§ TASK GOAL: Where a line holds the word "matplotlib", copy that line.
_ _ _ _ _
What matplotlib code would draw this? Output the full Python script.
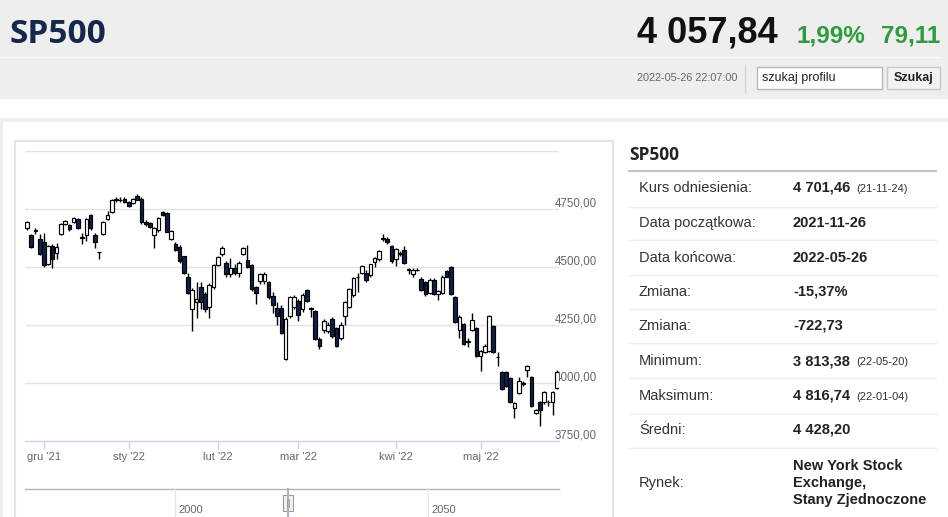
import matplotlib.pyplot as plt
from matplotlib.patches import Rectangle
import matplotlib.transforms as mtransforms

plt.rcParams['font.family'] = ['Liberation Sans', 'DejaVu Sans']

W, H = 948, 517

# dzienne notowania SP500, 2021-11-26 .. 2022-05-26
opens = [4666, 4636, 4659, 4621, 4609, 4511, 4592, 4559, 4644, 4687,
         4679, 4692, 4706, 4629, 4636, 4724, 4636, 4565, 4644, 4707,
         4737, 4792, 4790, 4794, 4780, 4776, 4807, 4794, 4693, 4688,
         4640, 4658, 4737, 4733, 4622, 4601, 4588, 4546, 4457, 4317,
         4347, 4413, 4383, 4327, 4414, 4507, 4555, 4516, 4469, 4497,
         4472, 4555, 4529, 4507, 4413, 4439, 4441, 4435, 4377, 4324,
         4324, 4103, 4290, 4327, 4352, 4317, 4400, 4325, 4309, 4189,
         4228, 4223, 4276, 4237, 4193, 4290, 4326, 4378, 4459, 4476,
         4474, 4467, 4520, 4533, 4626, 4619, 4589, 4533, 4559, 4574,
         4491, 4468, 4489, 4450, 4437, 4387, 4446, 4383, 4387, 4481,
         4498, 4370, 4228, 4255, 4180, 4228, 4237, 4117, 4134, 4138,
         4245, 4112, 4047, 4047, 4021, 3892, 3959, 3999, 4056, 4025,
         3870, 3918, 3918, 3918, 3918, 3978]
highs = [4697, 4641, 4669, 4643, 4646, 4596, 4601, 4605, 4689, 4703,
         4686, 4715, 4712, 4646, 4712, 4728, 4646, 4566, 4697, 4742,
         4794, 4800, 4802, 4800, 4784, 4798, 4816.74, 4800, 4701, 4693,
         4671, 4716, 4742, 4737, 4661, 4606, 4596, 4549, 4473, 4409,
         4437, 4437, 4392, 4429, 4511, 4547, 4589, 4524, 4539, 4514,
         4524, 4585, 4594, 4514, 4417, 4474, 4479, 4439, 4392, 4351,
         4336, 4284, 4377, 4379, 4362, 4387, 4405, 4329, 4313, 4200,
         4276, 4261, 4286, 4243, 4261, 4352, 4409, 4459, 4474, 4507,
         4489, 4514, 4541, 4572, 4641, 4631, 4594, 4581, 4567, 4589,
         4497, 4495, 4495, 4455, 4441, 4451, 4451, 4400, 4464, 4485,
         4503, 4374, 4291, 4260, 4193, 4301, 4241, 4143, 4166, 4294,
         4250, 4134, 4051, 4051, 4025, 3918, 4025, 4008, 4078, 4029,
         3887, 3923, 3966, 3926, 3966, 4058]
lows = [4661, 4581, 4643, 4551, 4502, 4507, 4494, 4534, 4639, 4683,
        4657, 4689, 4664, 4601, 4614, 4661, 4583, 4534, 4639, 4702,
        4734, 4782, 4780, 4774, 4758, 4772, 4787, 4687, 4676, 4666,
        4583, 4651, 4720, 4649, 4618, 4569, 4519, 4469, 4382, 4223,
        4281, 4317, 4307, 4281, 4407, 4503, 4549, 4459, 4459, 4464,
        4459, 4551, 4494, 4397, 4342, 4427, 4427, 4362, 4303, 4250,
        4210, 4098, 4282, 4317, 4266, 4307, 4347, 4286, 4185, 4145,
        4215, 4215, 4195, 4155, 4185, 4251, 4322, 4372, 4392, 4469,
        4434, 4459, 4499, 4524, 4611, 4601, 4519, 4504, 4549, 4514,
        4469, 4459, 4481, 4395, 4377, 4383, 4379, 4357, 4383, 4455,
        4379, 4260, 4193, 4163, 4155, 4223, 4113, 4051, 4129, 4133,
        4129, 4073, 3968, 3981, 3914, 3848, 3953, 3988, 4025, 3897,
        3866, 3813.38, 3911, 3901, 3861, 3973]
closes = [4692, 4588, 4657, 4556, 4507, 4592, 4534, 4588, 4684, 4697,
          4662, 4710, 4666, 4626, 4706, 4666, 4609, 4564, 4692, 4724,
          4789, 4790, 4787, 4780, 4763, 4794, 4790, 4692, 4684, 4671,
          4666, 4711, 4724, 4653, 4657, 4575, 4524, 4476, 4387, 4400,
          4362, 4347, 4317, 4422, 4507, 4542, 4581, 4468, 4494, 4472,
          4516, 4581, 4499, 4405, 4387, 4469, 4469, 4369, 4335, 4289,
          4215, 4278, 4370, 4370, 4294, 4379, 4352, 4317, 4189, 4158,
          4268, 4251, 4202, 4158, 4251, 4347, 4405, 4454, 4456, 4503,
          4446, 4511, 4537, 4568, 4621, 4606, 4524, 4577, 4557, 4519,
          4487, 4489, 4487, 4400, 4383, 4446, 4383, 4395, 4459, 4459,
          4383, 4264, 4286, 4167, 4177, 4273, 4117, 4138, 4161, 4290,
          4134, 4110, 3973, 3986, 3918, 3914, 4007, 3997, 4073, 3901,
          3883, 3883, 3961, 3916, 3961, 4048]

month_ticks = [4, 24, 45, 64, 87, 107]
month_labels = ["gru '21", "sty '22", "lut '22", "mar '22", "kwi '22", "maj '22"]
price_grid = [4000, 4250, 4500, 4750, 5000]
price_ticks = [3750, 4000, 4250, 4500, 4750]
price_labels = ["3750,00", "4000,00", "4250,00", "4500,00", "4750,00"]

row_labels = ["Kurs odniesienia:", "Data początkowa:", "Data końcowa:", "Zmiana:",
              "Zmiana:", "Minimum:", "Maksimum:", "Średni:", "Rynek:"]
row_values = ["4 701,46", "2021-11-26", "2022-05-26", "-15,37%", "-722,73",
              "3 813,38", "4 816,74", "4 428,20",
              "New York Stock\nExchange,\nStany Zjednoczone"]
row_notes = ["(21-11-24)", "", "", "", "", "(22-05-20)", "(22-01-04)", "", ""]

fig = plt.figure(figsize=(W / 100, H / 100), dpi=100)
fig.patch.set_facecolor('white')

# tlo strony w pikselach
bg = fig.add_axes([0, 0, 1, 1])
bg.set_xlim(0, W)
bg.set_ylim(H, 0)
bg.axis('off')

bg.add_patch(Rectangle((0, 0), W, 99, fc='#eeeeee', ec='none'))
bg.plot([0, 940], [57, 57], color='#f8f8f8', lw=1)
bg.add_patch(Rectangle((0, 118), W, 4, fc='#eeeeee', ec='none'))
bg.add_patch(Rectangle((0, 118), 3, H, fc='#eeeeee', ec='none'))
bg.add_patch(Rectangle((15, 141), 598, 420, fc='white', ec='#e4e4e4', lw=1.5))

bg.text(10, 43, "SP500", fontsize=24, fontweight='bold', family=['Open Sans', 'DejaVu Sans'],
        color='#15284a', va='baseline')
bg.text(778, 43, "4 057,84", fontsize=26, fontweight='bold', color='#111111',
        ha='right', va='baseline')
bg.text(797, 42, "1,99%", fontsize=17.5, fontweight='bold', color='#2f9b3e', va='baseline')
bg.text(940, 42, "79,11", fontsize=17.5, fontweight='bold', color='#2f9b3e',
        ha='right', va='baseline')

bg.text(637, 78, "2022-05-26 22:07:00", fontsize=7.8, color='#666666', va='center')
bg.plot([745, 745], [65, 92], color='#d6d6d6', lw=1)
bg.add_patch(Rectangle((757, 67), 125, 22, fc='white', ec='#b8b8b8', lw=1))
bg.text(762, 78, "szukaj profilu", fontsize=9, color='#222222', va='center')
bg.add_patch(Rectangle((887, 67), 53, 22, fc='#f3f3f3', ec='#c8c8c8', lw=1))
bg.text(913.5, 78, "Szukaj", fontsize=9, fontweight='bold', color='#222222',
        ha='center', va='center')

# tabela po prawej
bg.text(629, 155, "SP500", fontsize=12.5, fontweight='bold', family=['Open Sans', 'DejaVu Sans'],
        color='#222222', va='center')
bg.plot([629, 936], [171, 171], color='#c4c4c4', lw=1.5)
row_y = [188, 223, 258, 292, 326, 361, 396, 430, 483]
sep_y = [206.5, 240, 275, 309, 343, 378, 414, 448]
for yy in sep_y:
    bg.plot([629, 936], [yy, yy], color='#eeeeee', lw=1)
for lab, val, note, yy in zip(row_labels, row_values, row_notes, row_y):
    bg.text(639, yy, lab, fontsize=10.5, color='#333333', va='center')
    bg.text(793, yy, val, fontsize=10.5, fontweight='bold', color='#222222',
            va='center', linespacing=1.25)
    if note:
        bg.text(856, yy + 1, note, fontsize=8, color='#333333', va='center')

# nawigator
bg.plot([25, 559], [489, 489], color='#b3b3b3', lw=1)
for xx, yr in zip([175, 428], ["2000", "2050"]):
    bg.plot([xx, xx], [489, H], color='#e6e6e6', lw=1)
    bg.text(xx + 3, 510, yr, fontsize=8, color='#666666', va='center')
bg.plot([288, 288], [489, H], color='#aab4cc', lw=1.5)
bg.add_patch(Rectangle((283, 495), 10, 16, fc='#f2f2f2', ec='#999999', lw=0.8))
bg.plot([287, 287], [499, 507], color='#999999', lw=0.6)
bg.plot([289, 289], [499, 507], color='#999999', lw=0.6)

# wykres swiecowy
ax = fig.add_axes([25 / W, 1 - 441 / H, 534 / W, 290 / H])
ax.patch.set_alpha(0)
ax.set_xlim(-0.47, 125.5)
ax.set_ylim(3750, 5000)
for s in ['top', 'right', 'left']:
    ax.spines[s].set_visible(False)
ax.spines['bottom'].set_color('#ccd6eb')
ax.spines['bottom'].set_linewidth(1)

for g in price_grid:
    ax.axhline(g, color='#e3e3e3', lw=1, zorder=0)

idx = list(range(len(closes)))
ax.vlines(idx, lows, highs, color='black', lw=1.0, zorder=2)
bottoms = [min(o, c) for o, c in zip(opens, closes)]
heights = [max(abs(c - o), 2) for o, c in zip(opens, closes)]
fills = ['white' if c >= o else '#0d2146' for o, c in zip(opens, closes)]
ax.bar(idx, heights, bottom=bottoms, width=0.86, color=fills, edgecolor='black',
       linewidth=0.85, zorder=3)

ax.set_yticks([])
ax.set_xticks(month_ticks, month_labels)
ax.tick_params(axis='x', length=6, width=1, color='#ccd6eb', labelsize=8,
               labelcolor='#666666', pad=2)

trans = mtransforms.blended_transform_factory(ax.transAxes, ax.transData)
trans = mtransforms.offset_copy(trans, fig=fig, x=0, y=2.5, units='dots')
for v, lab in zip(price_ticks, price_labels):
    ax.text((555 - 25) / 534, v, lab, transform=trans, fontsize=8.3, color='#666666',
            ha='left', va='baseline', clip_on=False, zorder=1)

plt.savefig('out.png', dpi=100)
_ _ _ _ _
§ REPLY TO THE EXERCISE:
What matplotlib code would draw this? Output the full Python script.
import matplotlib.pyplot as plt
from matplotlib.patches import Rectangle
import matplotlib.transforms as mtransforms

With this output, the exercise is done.